No, I think I pretty much agree with everything Michael said.

Dominic Grieve:

Well, I’m conscious, but we are coming I think quite close to the time when we were going to draw this to a conclusion, and you’ve been in the hot spot, both of you for really rather for a long time. In a way, I think I quite like to leave it on this note because it was rather an optimistic note, rather than going somewhere else.

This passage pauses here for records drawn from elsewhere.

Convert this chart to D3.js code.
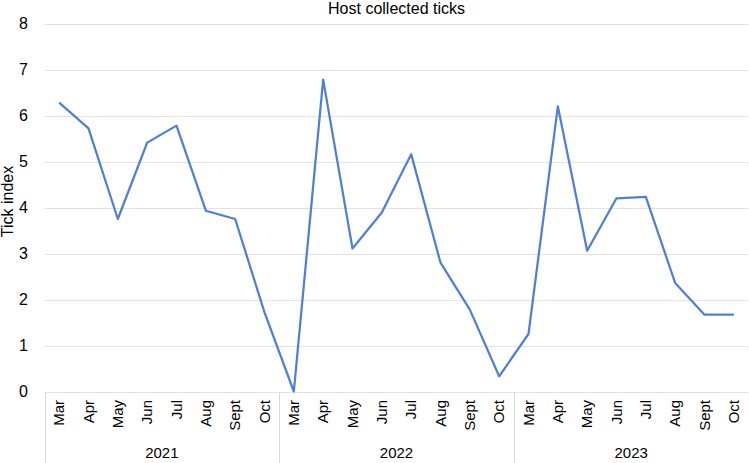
<!DOCTYPE html>
<html>
<head>
<meta charset="utf-8">
<script src="https://cdn.jsdelivr.net/npm/d3@7"></script>
<style>
  body { margin: 0; background: #fff; }
  text { font-family: "Liberation Sans", Arial, sans-serif; fill: #000; }
</style>
</head>
<body>
<div id="chart"></div>
<script>
const months = ["Mar", "Apr", "May", "Jun", "Jul", "Aug", "Sept", "Oct"];
const years = ["2021", "2022", "2023"];
const ticks2021 = [6.28, 5.72, 3.75, 5.41, 5.78, 3.93, 3.75, 1.72];
const ticks2022 = [0, 6.78, 3.11, 3.89, 5.16, 2.80, 1.78, 0.33];
const ticks2023 = [1.25, 6.20, 3.06, 4.20, 4.23, 2.36, 1.67, 1.67];
const yTicks = [0, 1, 2, 3, 4, 5, 6, 7, 8];

const seriesByYear = [ticks2021, ticks2022, ticks2023];
const data = [];
years.forEach((yr, i) => {
  months.forEach((m, j) => {
    data.push({ key: yr + "-" + m, year: yr, month: m, value: seriesByYear[i][j] });
  });
});

const width = 749;
const height = 463;
const margin = { top: 23.5, right: 0.5, bottom: 71.5, left: 44.5 };

const svg = d3.select("#chart")
  .append("svg")
  .attr("width", width)
  .attr("height", height);

const x = d3.scaleBand()
  .domain(data.map(d => d.key))
  .range([margin.left, width - margin.right]);

const y = d3.scaleLinear()
  .domain([0, 8])
  .range([height - margin.bottom, margin.top]);

// gridlines
svg.append("g")
  .selectAll("line")
  .data(yTicks)
  .join("line")
  .attr("x1", margin.left)
  .attr("x2", width - margin.right)
  .attr("y1", d => Math.round(y(d)) + 0.5)
  .attr("y2", d => Math.round(y(d)) + 0.5)
  .attr("stroke", "#e3e3e3")
  .attr("stroke-width", 1);

// y tick labels
svg.append("g")
  .selectAll("text")
  .data(yTicks)
  .join("text")
  .attr("x", 28)
  .attr("y", d => y(d))
  .attr("dy", "0.35em")
  .attr("text-anchor", "end")
  .style("font-size", "16px")
  .text(d => d);

// y axis title
svg.append("text")
  .attr("transform", `translate(13,${(y(0) + y(8)) / 2 - 6}) rotate(-90)`)
  .attr("text-anchor", "middle")
  .style("font-size", "16px")
  .text("Tick index");

// title
svg.append("text")
  .attr("x", (margin.left + width - margin.right) / 2)
  .attr("y", 14)
  .attr("text-anchor", "middle")
  .style("font-size", "16px")
  .text("Host collected ticks");

// category axis box
const axisY = Math.round(y(0)) + 0.5;
const groupEdges = years.map(yr => x(yr + "-" + months[0])).concat([width - margin.right]);
svg.append("g")
  .selectAll("line")
  .data(groupEdges)
  .join("line")
  .attr("x1", d => Math.round(d) + 0.5)
  .attr("x2", d => Math.round(d) + 0.5)
  .attr("y1", axisY)
  .attr("y2", height)
  .attr("stroke", "#d9d9d9")
  .attr("stroke-width", 1);

// month labels
svg.append("g")
  .selectAll("text")
  .data(data)
  .join("text")
  .attr("transform", d => `translate(${x(d.key) + x.bandwidth() / 2},400) rotate(-90)`)
  .attr("dy", "0.35em")
  .attr("text-anchor", "end")
  .style("font-size", "15px")
  .text(d => d.month);

// year labels
svg.append("g")
  .selectAll("text")
  .data(years)
  .join("text")
  .attr("x", (d, i) => (groupEdges[i] + groupEdges[i + 1]) / 2)
  .attr("y", 458)
  .attr("text-anchor", "middle")
  .style("font-size", "15px")
  .text(d => d);

// line
const line = d3.line()
  .x(d => x(d.key) + x.bandwidth() / 2)
  .y(d => y(d.value));

svg.append("path")
  .datum(data)
  .attr("fill", "none")
  .attr("stroke", "#4f80d3")
  .attr("stroke-width", 2.25)
  .attr("stroke-linejoin", "round")
  .attr("d", line);
</script>
</body>
</html>
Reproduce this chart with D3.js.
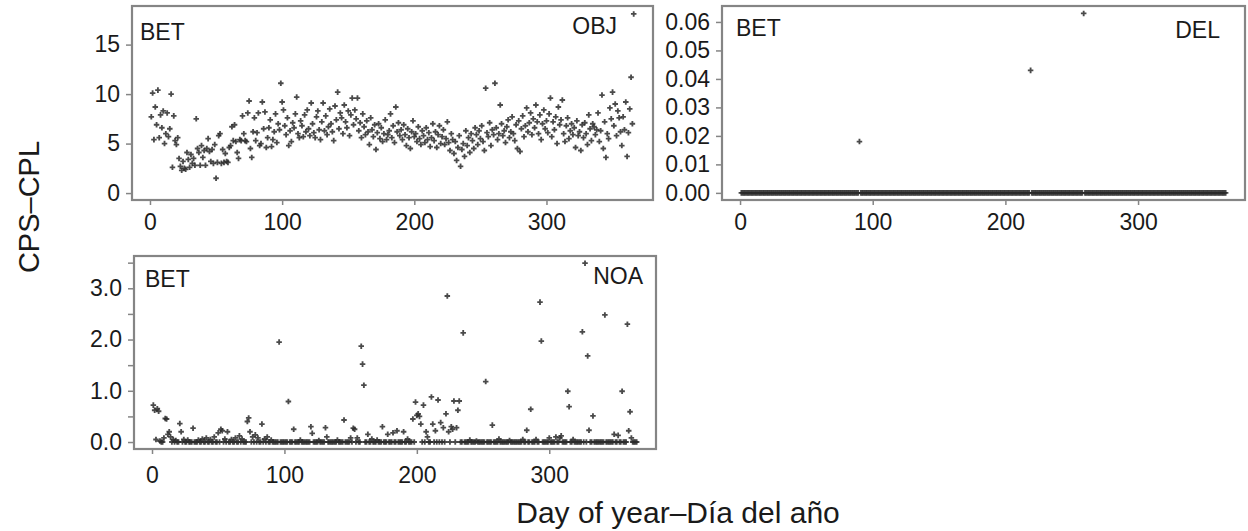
<!DOCTYPE html>
<html>
<head>
<meta charset="utf-8">
<script src="https://cdn.jsdelivr.net/npm/d3@7"></script>
<style>
  body { margin: 0; background: #fff; }
  text { font-family: "Liberation Sans", Arial, sans-serif; fill: #1a1a1a; }
</style>
</head>
<body>
<script>
// ---- Data ----
// OBJ: one value per day, day 1..366
const objValues = [
  7.7, 10.1, 5.4, 8.7, 6.9, 10.4, 5.6, 7.9, 6.6, 8.3,
  5.0, 6.0, 8.1, 5.7, 6.5, 10.0, 2.6, 7.8, 5.3, 4.9,
  5.6, 3.5, 2.7, 2.3, 3.2, 2.5, 2.4, 4.1, 3.4, 2.6,
  3.9, 3.0, 3.5, 2.8, 7.5, 4.5, 4.1, 2.8, 4.8, 3.6,
  4.3, 2.8, 4.5, 5.5, 4.2, 3.2, 4.4, 3.0, 4.9, 1.5,
  3.1, 5.8, 6.0, 3.0, 4.4, 3.1, 4.0, 3.2, 3.1, 4.6,
  4.8, 6.7, 5.3, 6.9, 5.2, 4.1, 3.5, 5.4, 5.3, 7.8,
  6.0, 5.3, 5.2, 8.1, 9.3, 4.5, 3.6, 6.2, 7.6, 5.3,
  6.1, 8.1, 4.8, 5.0, 9.2, 6.5, 8.2, 4.6, 5.6, 6.6,
  7.4, 4.7, 5.4, 6.2, 8.0, 5.1, 7.0, 6.4, 11.1, 9.2,
  8.4, 6.8, 5.9, 7.6, 4.8, 6.3, 5.2, 7.1, 6.6, 8.0,
  9.7, 6.0, 5.6, 7.3, 6.8, 5.7, 7.9, 6.2, 8.4, 6.5,
  5.8, 9.1, 7.0, 6.1, 5.6, 7.7, 8.3, 6.4, 5.4, 7.2,
  9.1, 6.3, 7.8, 5.9, 6.7, 8.5, 7.0, 6.2, 5.3, 8.8,
  7.4, 10.2, 6.5, 8.1, 7.6, 6.0, 8.9, 7.2, 6.6, 8.3,
  5.8, 7.9, 9.6, 6.9, 8.4, 7.5, 9.6, 6.3, 7.1, 5.6,
  8.0, 6.7, 5.9, 7.3, 6.2, 4.9, 7.6, 6.4, 5.7, 6.9,
  4.4, 6.1, 7.0, 5.5, 6.6, 5.2, 6.0, 7.4, 5.4, 5.9,
  6.3, 8.0, 5.6, 6.8, 5.1, 8.7, 6.2, 7.1, 5.8, 6.4,
  5.4, 6.9, 5.9, 4.8, 6.5, 5.6, 4.5, 6.2, 7.3, 5.7,
  6.0, 5.2, 6.7, 5.5, 4.9, 6.3, 5.8, 5.1, 6.6, 5.4,
  6.1, 4.7, 5.6, 7.0, 5.3, 6.2, 4.6, 5.9, 6.8, 5.0,
  5.7, 6.4, 4.9, 5.5, 7.2, 5.1, 4.3, 6.0, 5.4, 4.0,
  5.2, 3.3, 4.6, 5.8, 2.7, 4.4, 5.0, 3.7, 6.3, 4.8,
  5.6, 4.1, 6.0, 5.3, 4.5, 6.6, 5.9, 4.9, 6.3, 5.5,
  6.8, 5.2, 4.3, 10.6, 6.1, 5.7, 7.1, 4.8, 6.4, 5.9,
  11.1, 6.6, 5.4, 6.0, 8.9, 7.0, 5.8, 6.3, 5.1, 6.7,
  7.4, 5.6, 6.2, 7.7, 6.0, 5.3, 6.9, 4.5, 7.3, 4.2,
  6.5, 7.8, 5.7, 6.8, 8.6, 6.2, 7.1, 8.1, 5.9, 7.5,
  6.6, 8.9, 7.2, 6.0, 7.9, 5.4, 7.0, 8.4, 6.5, 7.3,
  6.1, 8.0, 9.6, 5.7, 7.2, 6.4, 7.7, 5.0, 8.7, 6.9,
  7.4, 9.4, 6.0, 5.2, 6.8, 7.6, 5.5, 6.3, 7.0, 5.9,
  6.6, 4.6, 7.3, 5.8, 6.2, 4.3, 6.9, 5.6, 7.1, 6.0,
  4.9, 7.9, 6.5, 5.3, 7.0, 6.7, 5.9, 6.4, 8.1, 5.2,
  6.3, 9.9, 4.5, 7.2, 3.6, 6.0, 5.5, 8.6, 7.5, 10.2,
  6.8, 9.0, 5.8, 8.3, 7.6, 6.2, 4.8, 7.7, 6.4, 9.2,
  3.7, 6.1, 8.5, 11.7, 7.0, 18.1
];

// DEL: 0.00 on every day except these
const delDays   = [90, 219, 259];
const delValues = [0.018, 0.043, 0.063];

// NOA: 0.0 on every day except these
const noaDays = [
  1, 2, 3, 4, 5, 6, 9, 10, 11, 12, 13, 14, 16, 18, 21, 22, 24, 27, 31, 35,
  38, 41, 44, 47, 50, 52, 53, 55, 57, 60, 63, 66, 68, 72, 73, 74, 76, 78, 80, 83,
  85, 87, 90, 96, 103, 107, 112, 120, 121, 126, 131, 132, 140, 145, 150, 152, 153, 155, 158, 159,
  160, 163, 166, 170, 174, 178, 182, 185, 190, 193, 197, 199, 200, 201, 202, 203, 205, 207, 208, 211,
  212, 214, 216, 218, 220, 222, 223, 224, 226, 227, 228, 230, 231, 232, 235, 240, 245, 252, 257, 262,
  270, 280, 283, 286, 290, 293, 294, 300, 305, 308, 309, 314, 315, 318, 325, 327, 329, 330, 333, 342,
  349, 352, 355, 359, 360, 361, 362
];
const noaValues = [
  0.72, 0.62, 0.05, 0.65, 0.60, 0.02, 0.08, 0.46, 0.45, 0.15, 0.20, 0.10, 0.05, 0.03, 0.36, 0.20, 0.05, 0.04, 0.27, 0.04,
  0.06, 0.08, 0.05, 0.10, 0.18, 0.25, 0.22, 0.06, 0.20, 0.05, 0.08, 0.12, 0.06, 0.40, 0.47, 0.20, 0.10, 0.14, 0.08, 0.35,
  0.06, 0.10, 0.04, 1.95, 0.79, 0.25, 0.04, 0.30, 0.17, 0.03, 0.28, 0.10, 0.04, 0.43, 0.08, 0.27, 0.25, 0.08, 1.87, 1.52,
  1.11, 0.15, 0.06, 0.04, 0.30, 0.15, 0.18, 0.22, 0.20, 0.06, 0.45, 0.78, 0.52, 0.55, 0.50, 0.35, 0.72, 0.20, 0.10, 0.88,
  0.35, 0.22, 0.82, 0.38, 0.28, 0.55, 2.85, 0.20, 0.30, 0.25, 0.80, 0.28, 0.62, 0.80, 2.13, 0.04, 0.02, 1.18, 0.33, 0.06,
  0.03, 0.05, 0.23, 0.64, 0.05, 2.73, 1.97, 0.08, 0.10, 0.08, 0.12, 0.99, 0.69, 0.05, 2.15, 3.49, 1.68, 0.23, 0.51, 2.48,
  0.15, 0.13, 0.99, 2.30, 0.22, 0.59, 0.08
];

const xTicks = [0, 100, 200, 300];
const objTicks = [0, 5, 10, 15];
const delTicks = [0, 0.01, 0.02, 0.03, 0.04, 0.05, 0.06];
const noaTicks = [0, 0.5, 1, 1.5, 2, 2.5, 3, 3.5];

const nDays = objValues.length;
const dayIndex = d3.range(1, nDays + 1);

const objSeries = objValues.map((v, i) => ({ day: i + 1, value: v }));
const delMap = new Map(delDays.map((d, i) => [d, delValues[i]]));
const delSeries = dayIndex.map(d => ({ day: d, value: delMap.get(d) || 0 }));
const noaMap = new Map(noaDays.map((d, i) => [d, noaValues[i]]));
const noaSeries = dayIndex.map(d => ({ day: d, value: noaMap.get(d) || 0 }));

// ---- SVG ----
const W = 1248, H = 531;
const svg = d3.select("body").append("svg")
    .attr("width", W)
    .attr("height", H);

const boxColor = "#858585";
const pointColor = "#2a2a2a";
const tickFont = "23px";

const sym = d3.symbol().type(d3.symbolCross).size(17);

function panel(p) {
  const x = d3.scaleLinear().domain([-13.6, 380.6]).range([p.left, p.right]);
  const y = d3.scaleLinear().domain(p.yDomain).range([p.bottom, p.top]);

  const g = svg.append("g");

  // points
  g.append("g").selectAll("path")
    .data(p.data)
    .join("path")
      .attr("d", sym)
      .attr("transform", d => "translate(" + x(d.day) + "," + y(d.value) + ")")
      .attr("fill", pointColor)
      .attr("opacity", 0.85);

  // box
  g.append("rect")
    .attr("x", p.left)
    .attr("y", p.top)
    .attr("width", p.right - p.left)
    .attr("height", p.bottom - p.top)
    .attr("fill", "none")
    .attr("stroke", boxColor)
    .attr("stroke-width", 2.2);

  // y axis
  const ya = g.append("g")
    .attr("transform", "translate(" + (p.left - 1) + ",0)")
    .call(d3.axisLeft(y).tickValues(p.yTicks).tickSize(5).tickPadding(6).tickFormat(p.yFormat));
  ya.select(".domain").remove();
  ya.selectAll("line").attr("stroke", boxColor).attr("stroke-width", 1.5);
  ya.selectAll("text").attr("font-size", tickFont).attr("font-family", null).attr("fill", "#1a1a1a");

  // x axis
  const xa = g.append("g")
    .attr("transform", "translate(0," + (p.bottom + 1) + ")")
    .call(d3.axisBottom(x).tickValues(xTicks).tickSize(4).tickPadding(p.xPad));
  xa.select(".domain").remove();
  xa.selectAll("line").attr("stroke", boxColor).attr("stroke-width", 1.5);
  xa.selectAll("text").attr("font-size", tickFont).attr("font-family", null).attr("fill", "#1a1a1a");

  // panel labels
  g.append("text")
    .attr("x", p.left + p.labelL[0])
    .attr("y", p.top + p.labelL[1])
    .attr("font-size", "23px")
    .text("BET");
  g.append("text")
    .attr("x", p.right - p.labelR[0])
    .attr("y", p.top + p.labelR[1])
    .attr("text-anchor", "end")
    .attr("font-size", "23px")
    .text(p.name);
}

panel({
  name: "OBJ", data: objSeries,
  left: 132, right: 653, top: 6, bottom: 200,
  yDomain: [-0.7, 18.9], yTicks: objTicks, yFormat: d3.format("d"),
  xPad: 9, labelL: [8, 34], labelR: [36, 28]
});

panel({
  name: "DEL", data: delSeries,
  left: 722, right: 1245, top: 6, bottom: 200,
  yDomain: [-0.0025, 0.0656], yTicks: delTicks, yFormat: d3.format(".2f"),
  xPad: 9, labelL: [14, 30], labelR: [25, 32]
});

panel({
  name: "NOA", data: noaSeries,
  left: 134, right: 656, top: 256, bottom: 449,
  yDomain: [-0.136, 3.63], yTicks: noaTicks,
  yFormat: d => (d % 1 === 0 ? d3.format(".1f")(d) : ""),
  xPad: 13, labelL: [11, 31], labelR: [13, 28]
});

// axis titles
svg.append("text")
  .attr("transform", "translate(39,207) rotate(-90)")
  .attr("text-anchor", "middle")
  .attr("font-size", "29px")
  .text("CPS\u2013CPL");

svg.append("text")
  .attr("x", 678)
  .attr("y", 523)
  .attr("text-anchor", "middle")
  .attr("font-size", "30px")
  .text("Day of year\u2013D\u00eda del a\u00f1o");
</script>
</body>
</html>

I think it’s my task really to draw the strands to conclusions. Somebody said, “Do I want to make a few remarks?” Well, yes, I do. I’d like firstly to thank you Zaha and Michael very much because I did find this a riveting presentation. As I say, it left me with an optimistic sense and ultimately as we all know in politics, change does come because people are prepared to articulate it and do it in a way which says there’s a way through this, whereas I think that’s so much of the problem that exists at the moment is because nobody has any faith that there’s a way through it. It’s much easier to live with a status quo.

I certainly felt that when I came to Israel back in my couple of visits I’ve made while as attorney general, and then went over to Ramallah and stayed with Vincent in Jerusalem. That does always seem to me to have been one of the main problem.